Yo había permanecido alejado, callando cual fantasma, hasta que sentí curiosidad y me acerqué unos cuantos pasos. Pude ver las medidas de asepsia que tomaba el veterinario, como si fuera a darle de beber a un recién nacido. El contable seguía los movimientos acercando los ojos y doblando el torso, al punto que tropezó el envase y hubo que volver a llenarlo. En el segundo intento el veterinario caminó lentamente para no derramar una gota y se acercó a la jaula de los canarios. Ya frente a la jaula le dijo al contable:

—¿Me podría ayudar?

—Sí, sí, ¿qué debo hacer?

—¿Podría abrir con cuidado la puertita?

El contable no se movía y le tomó tiempo atreverse a hacer otra pregunta más:

—¿Es que aquí es?

—¿Y dónde creía que era?

El contable se llevó las manos a la cabeza y exclamó:

—¡Ah! ¡Es a los pajaritos! ¡Creía que era a los pececitos!

Su hallazgo retumbó en la tienda. El sabio veterinario ya había empezado a sospechar que se estaban burlando de sus amorosos cuidados y no le hizo gracia cómo terminó su demostración. Él mismo abrió la puerta de la jaula mientras pestañeaba y tosía mortificado por una molestia que no era capaz de manejar. Regresó solo a su mostrador y se puso a revisar unos folletos para ver si lograba quitarse de encima al visitante. Al mismo tiempo, el contable trataba de recuperarse del súbito giro que había tomado el experimento. Se le sentía en la respiración que había sufrido una enorme desilusión, pues había creído que estaba por presenciar un hecho extraordinario, uno de esos misterios de la ciencia que cambian nuestra percepción del universo, y la faena resultó ser absurdamente sencilla.

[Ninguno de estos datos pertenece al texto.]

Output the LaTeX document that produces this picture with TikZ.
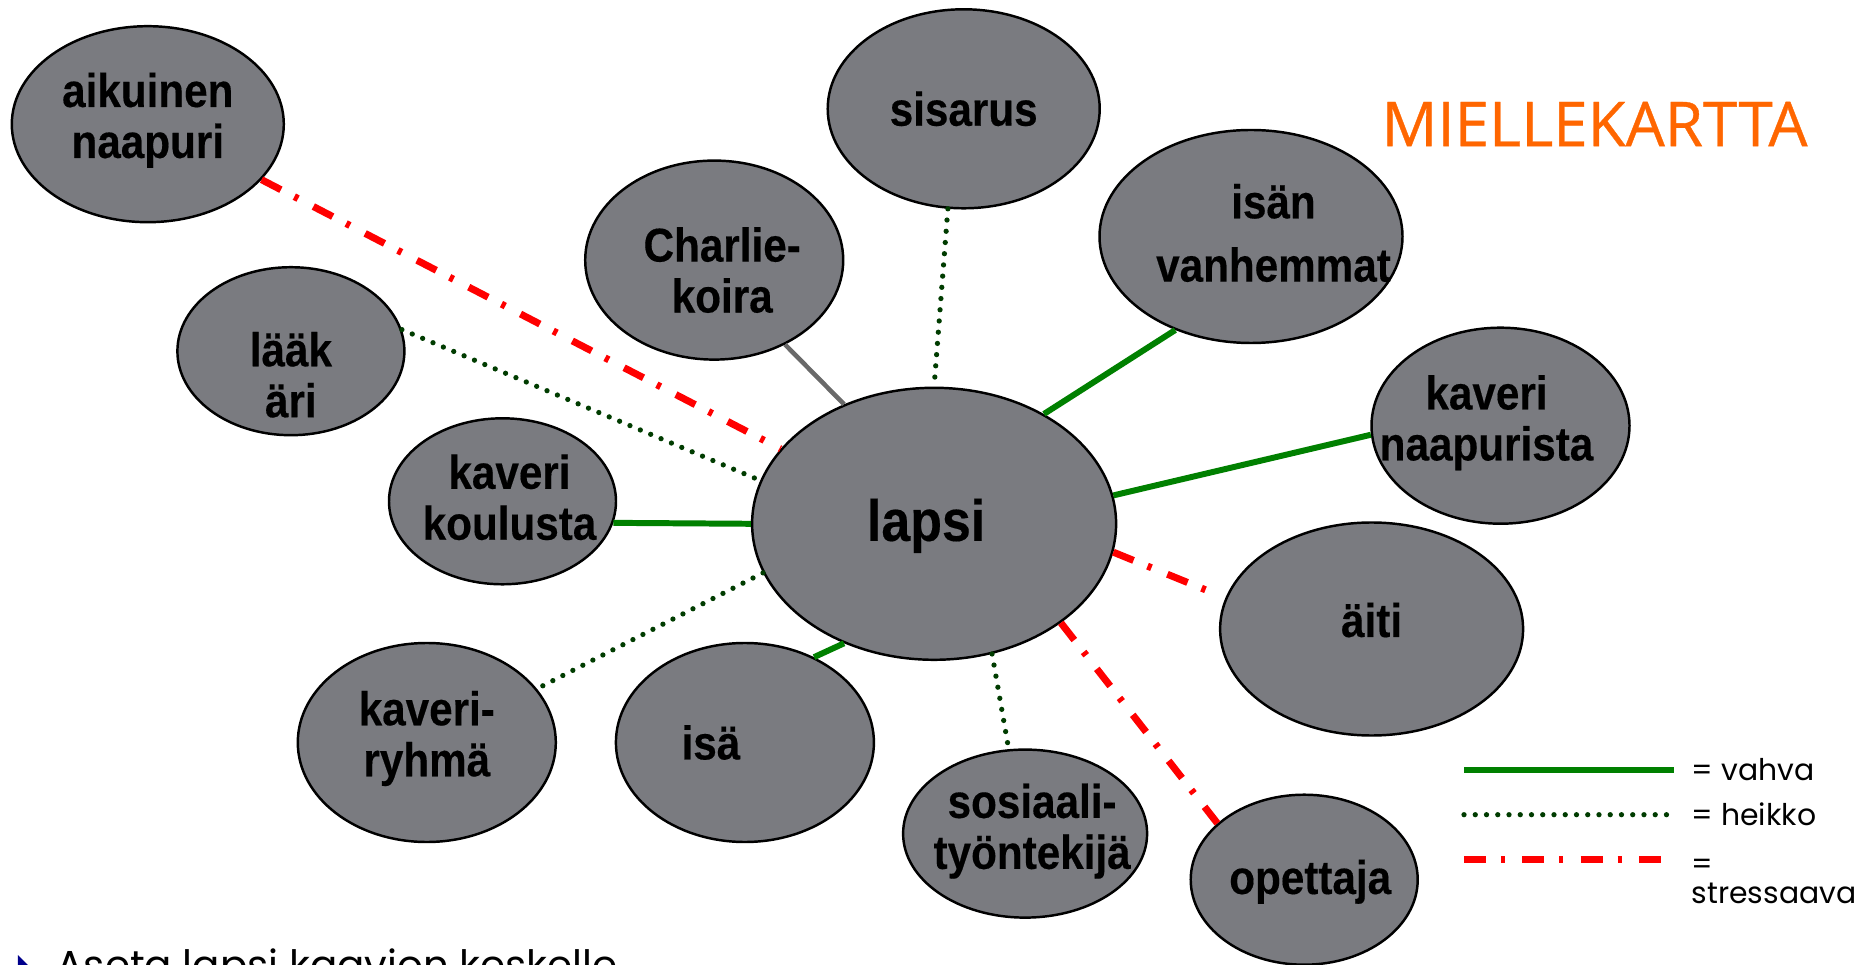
\documentclass[tikz,border=0pt]{standalone}
\usepackage{fontspec}
\usetikzlibrary{shapes.geometric}
\setmainfont{Liberation Sans}
\newfontfamily\kuplafont[FakeStretch=0.89,FakeBold=0.3]{Liberation Sans}
\newfontfamily\otsikkofont[FakeBold=0.6]{Open Sans}
\newfontfamily\selitefont{Poppins}
\definecolor{vihrea}{RGB}{0,128,0}
\definecolor{tummavihrea}{RGB}{0,60,0}
\definecolor{kuplanharmaa}{RGB}{122,123,128}
\definecolor{koiranharmaa}{RGB}{105,105,105}
\definecolor{oranssi}{RGB}{255,102,0}
\definecolor{nuolensininen}{RGB}{0,0,140}
\begin{document}
\begin{tikzpicture}[
    kupla/.style={ellipse, draw=black, line width=0.7pt, fill=kuplanharmaa, inner sep=0pt},
    teksti/.style={font=\kuplafont\bfseries\fontsize{13.5}{14.5}\selectfont, align=center, inner sep=0pt},
    selite/.style={font=\selitefont\fontsize{8.5}{8.5}\selectfont, inner sep=0pt},
    vahva/.style={vihrea, line width=1.7pt},
    heikko/.style={tummavihrea, line width=1.5pt, line cap=round, dash pattern=on 0pt off 3.2pt},
    stressaava/.style={red, line width=2pt, dash pattern=on 6.2pt off 4.3pt on 1.2pt off 4.9pt},
    koira/.style={koiranharmaa, line width=1.3pt}]
    \useasboundingbox (0,0) rectangle (18.54,9.64);
    \clip (0,0) rectangle (18.54,9.64);

    \node[kupla, minimum width=2.72cm, minimum height=1.96cm] (aikuinen) at (1.478,8.398) {};
    \node[kupla, minimum width=2.72cm, minimum height=1.99cm] (sisarus) at (9.637,8.552) {};
    \node[kupla, minimum width=2.58cm, minimum height=1.99cm] (charlie) at (7.142,7.039) {};
    \node[kupla, minimum width=3.03cm, minimum height=2.13cm] (isanvanh) at (12.510,7.275) {};
    \node[kupla, minimum width=2.27cm, minimum height=1.68cm] (laakari) at (2.909,6.128) {};
    \node[kupla, minimum width=2.58cm, minimum height=1.96cm] (naapurikaveri) at (15.005,5.383) {};
    \node[kupla, minimum width=2.27cm, minimum height=1.66cm] (koulukaveri) at (5.025,4.627) {};
    \node[kupla, minimum width=3.64cm, minimum height=2.72cm] (lapsi) at (9.341,4.402) {};
    \node[kupla, minimum width=3.03cm, minimum height=2.13cm] (aiti) at (13.716,3.350) {};
    \node[kupla, minimum width=2.58cm, minimum height=1.99cm] (ryhma) at (4.268,2.215) {};
    \node[kupla, minimum width=2.58cm, minimum height=1.99cm] (isa) at (7.449,2.215) {};
    \node[kupla, minimum width=2.44cm, minimum height=1.68cm] (sossu) at (10.251,1.304) {};
    \node[kupla, minimum width=2.27cm, minimum height=1.70cm] (opettaja) at (13.042,0.843) {};

    \node[teksti] (t_aikuinen) at ([shift={(0,0.04)}]aikuinen.center) {aikuinen\\naapuri};
    \node[teksti] (t_sisarus) at (sisarus.center) {sisarus};
    \node[teksti] (t_charlie) at ([shift={(0.08,-0.10)}]charlie.center) {Charlie-\\koira};
    \node[teksti] (t_isanvanh) at ([shift={(0.225,0.035)}]isanvanh.center) {isän\\[3.5pt]vanhemmat};
    \node[teksti] (t_laakari) at ([shift={(0,-0.236)}]laakari.center) {lääk\\äri};
    \node[teksti] (t_naapurikaveri) at ([shift={(-0.14,0.03)}]naapurikaveri.center) {kaveri\\naapurista};
    \node[teksti] (t_koulukaveri) at ([shift={(0.07,0.04)}]koulukaveri.center) {kaveri\\koulusta};
    \node[teksti, font=\kuplafont\bfseries\fontsize{16.6}{18}\selectfont] (t_lapsi) at ([shift={(-0.08,-0.02)}]lapsi.center) {lapsi};
    \node[teksti] (t_aiti) at ([shift={(0,0.09)}]aiti.center) {äiti};
    \node[teksti] (t_ryhma) at ([shift={(0,0.04)}]ryhma.center) {kaveri-\\ryhmä};
    \node[teksti] (t_isa) at ([shift={(-0.34,0)}]isa.center) {isä};
    \node[teksti] (t_sossu) at ([shift={(0.07,0.025)}]sossu.center) {sosiaali-\\työntekijä};
    \node[teksti] (t_opettaja) at ([shift={(0.06,-0.02)}]opettaja.center) {opettaja};

    % yhteydet lapseen
    \draw[stressaava] (aikuinen.-26) -- (lapsi.154);
    \draw[heikko] (laakari.11) -- (lapsi.166);
    \draw[koira] (charlie.-50) -- (lapsi.127);
    \draw[heikko] (sisarus.-99) -- (lapsi.90);
    \draw[vahva] (isanvanh.-129) -- (lapsi.45);
    \draw[vahva] (naapurikaveri.-176) -- (lapsi.9);
    \draw[vahva] (koulukaveri.-11) -- (lapsi.180);
    \draw[stressaava, shorten >=0.2cm] (lapsi.-9) -- (aiti.168);
    \draw[stressaava] (lapsi.-38) -- (opettaja.147);
    \draw[heikko] (lapsi.-66) -- (sossu.101);
    \draw[vahva] (lapsi.-127) -- (isa.51);
    \draw[heikko] (lapsi.-164) -- (ryhma.26);

    \node[font=\otsikkofont\fontsize{17.6}{20}\selectfont, text=oranssi, inner sep=0pt] (otsikko) at (15.945,8.40) {MIELLEKARTTA};

    % selite
    \coordinate (v1) at (14.64,1.943);
    \coordinate (v2) at (16.74,1.943);
    \coordinate (h1) at (14.64,1.493);
    \coordinate (h2) at (16.74,1.493);
    \coordinate (s1) at (14.64,1.044);
    \coordinate (s2) at (16.74,1.044);
    \draw[vahva] (v1) -- (v2);
    \draw[heikko] (h1) -- (h2);
    \draw[stressaava] (s1) -- (s2);
    \node[selite, anchor=west] (vahvateksti) at (16.91,1.943) {= vahva};
    \node[selite, anchor=west] (heikkoteksti) at (16.91,1.493) {= heikko};
    \node[selite, anchor=north west, align=left] (stressiteksti) at (16.91,1.06) {=\\stressaava};

    % ohje alareunassa
    \fill[nuolensininen] (0.18,0.09) -- (0.30,-0.03) -- (0.18,-0.15) -- cycle;
    \node[font=\selitefont\fontsize{11.5}{13}\selectfont, anchor=base west, inner sep=0pt] (ohje) at (0.56,-0.15) {Aseta lapsi kaavion keskelle};
\end{tikzpicture}
\end{document}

Los canarios fueron los únicos beneficiados por la confusión y cantaban alborozados por aquella dosis extra de agua fresca mientras el contable los continuaba observando, aún confundido, como si fueran seres mitológicos capaces de nadar y volar. Cuando giró y se acercó a la pecera para constatar las costumbres de los peces y tratar de ver cómo tragaban agua, por fin me vio y se alegró muchísimo. Yo sería la primera persona de la comarca a quien contaría la historia de un enredo donde el veterinario sería cada vez más culpable por impreciso.

Cuando salí de la tienda me siguió por el pasillo. Quería invitarme a un café y luego a pasar por la papelería, donde serviría de testigo ante su esposa del prodigio que había estado a punto de suceder. Logré escabullirme y llevar a la oficina el nuevo cuento con la coletilla: “¡Qué bruto es ese español!”. Calculaba que tendríamos material para unas dos semanas, pero cada vez que llegaba a la escena culminante iba perdiendo fuerza, quizás porque añadía detalles o me ponía demasiado teatral. Nunca he tenido la gracia de Carlos.

Cuando ya a nadie le interesaba mi cuento empecé a sentir algo de tristeza, primero por el contable y luego por mí. Algo había en aquella historia que revelaba mi maldad y una voracidad caníbal por arrancarle a las vidas ajenas secretos, errores, disparates, con los cuales llenar nuestro propio vacío.

Una noche me dio por soñar que estaba enjaulado con los animales que a esa misma hora estarían prisioneros en su tienda oscura y cerrada, temerosos de que algún día no se abriría más la puerta ni se encenderían las luces, y desperté con una sed espantosa.